Superintendent Dr. Judy Scherer agrees that further explanation is needed, and has said the school system also will launch an internal investigation.
“We take any kind of accusations of this nature very seriously,” Scherer said.
That’s good to hear, because it’s probably a safe assumption that parents, taxpayers and any Liberty County residents concerned about the state of local public education are interested to know if any improprieties have occurred.
Though audit results did not conclude that severe manipulations have taken place in our schools, the insinuation that there might be a problem is cause enough for concern.
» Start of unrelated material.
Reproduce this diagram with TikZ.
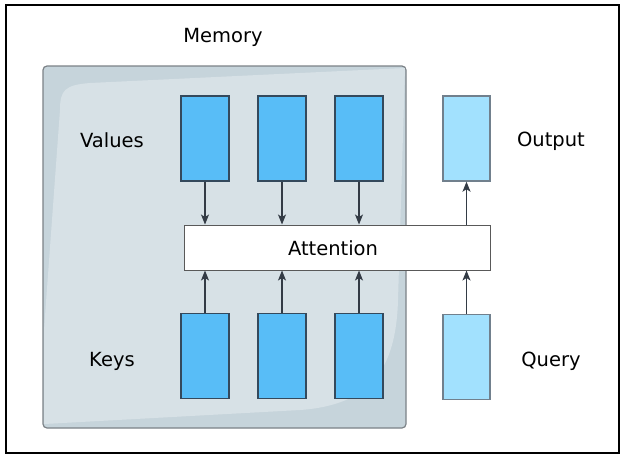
\documentclass[tikz,border=0pt]{standalone}
\usepackage{fontspec}
\setmainfont{DejaVu Sans}
\usetikzlibrary{arrows.meta}
\definecolor{memdark}{HTML}{C6D4DB}
\definecolor{memlight}{HTML}{D7E1E6}
\definecolor{memedge}{HTML}{7C8287}
\definecolor{vecblue}{HTML}{58BDF7}
\definecolor{veclight}{HTML}{A2E1FE}
\definecolor{vecedge}{HTML}{34495C}
\definecolor{arrowc}{HTML}{333B45}
\tikzset{
  lbl/.style={font=\fontsize{19.5}{23}\selectfont, text=black, inner sep=0pt},
  vec/.style={draw=vecedge, line width=1.4pt, fill=vecblue, minimum width=48pt, minimum height=85pt, inner sep=0pt},
  vecq/.style={draw=vecedge!70, line width=1.4pt, fill=veclight, minimum width=47pt, minimum height=85pt, inner sep=0pt},
  att/.style={draw=black!65, line width=1pt, fill=white, minimum width=306pt, minimum height=45pt, inner sep=0pt},
  arr/.style={draw=arrowc, line width=1.1pt, -{Stealth[length=10pt,width=8pt,inset=2.5pt]}}
}
\begin{document}
\begin{tikzpicture}[x=1pt,y=-1pt]
\useasboundingbox (0,0) rectangle (626,459);
\fill[white] (0,0) rectangle (626,459);
\draw[black, line width=1.3pt] (6,5) rectangle (619,453);
% memory
\draw[memedge, fill=memdark, line width=1.2pt, rounded corners=4pt] (43,66) rectangle (406,428);
\fill[memlight] (60,110) .. controls (60,90) and (65,85) .. (90,83) -- (405,68) -- (398,300) .. controls (396,370) and (370,405) .. (300,410) -- (44,424) -- (44,330) -- cycle;
\node[lbl] (mem) at (223,37) {Memory};
\node[lbl] (vl) at (112,140) {Values};
\node[lbl] (kl) at (112,361) {Keys};
\node[lbl] (ol) at (551,141) {Output};
\node[lbl] (ql) at (551,361) {Query};
\node[att] (att) at (337,247.5) {};
\node[lbl] (attl) at (333,248) {Attention};
\node[vec] (v1) at (205,138.5) {};
\node[vec] (v2) at (282,138.5) {};
\node[vec] (v3) at (359,138.5) {};
\node[vec] (k1) at (205,356) {};
\node[vec] (k2) at (282,356) {};
\node[vec] (k3) at (359,356) {};
\node[vecq] (o) at (466.5,138.5) {};
\node[vecq] (q) at (466.5,357) {};
\foreach \n in {v1,v2,v3}{\draw[arr] (\n.south) -- (\n.south |- att.north);}
\foreach \n in {k1,k2,k3}{\draw[arr] (\n.north) -- (\n.north |- att.south);}
\draw[arr] (att.north -| o.south) -- (o.south);
\draw[arr] (q.north) -- (q.north |- att.south);
\end{tikzpicture}
\end{document}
The CRCT is designed to measure how well students acquire the skills and knowledge described in the Georgia Performance Standards. If students’ test scores show they have mastered the knowledge when, in fact, they have not, the children never will get the attention and coaching they need to absorb the information and perform adequately at their grade levels. Liberty County School System students deserve better than that.
We commend Dr. Scherer on her determination to make sure nothing is amiss in the school system she oversees. If her internal investigation does produce evidence of wrongdoing, we are confident that students, teachers, parents and taxpayers will be made aware of the findings. Additionally, adequate disciplinary measures should be taken.
If the investigation concludes that no questionable actions took place, then at least we’ll know for sure that our administrators took the suspected score irregularities seriously and went to great lengths to clear up any lingering doubt.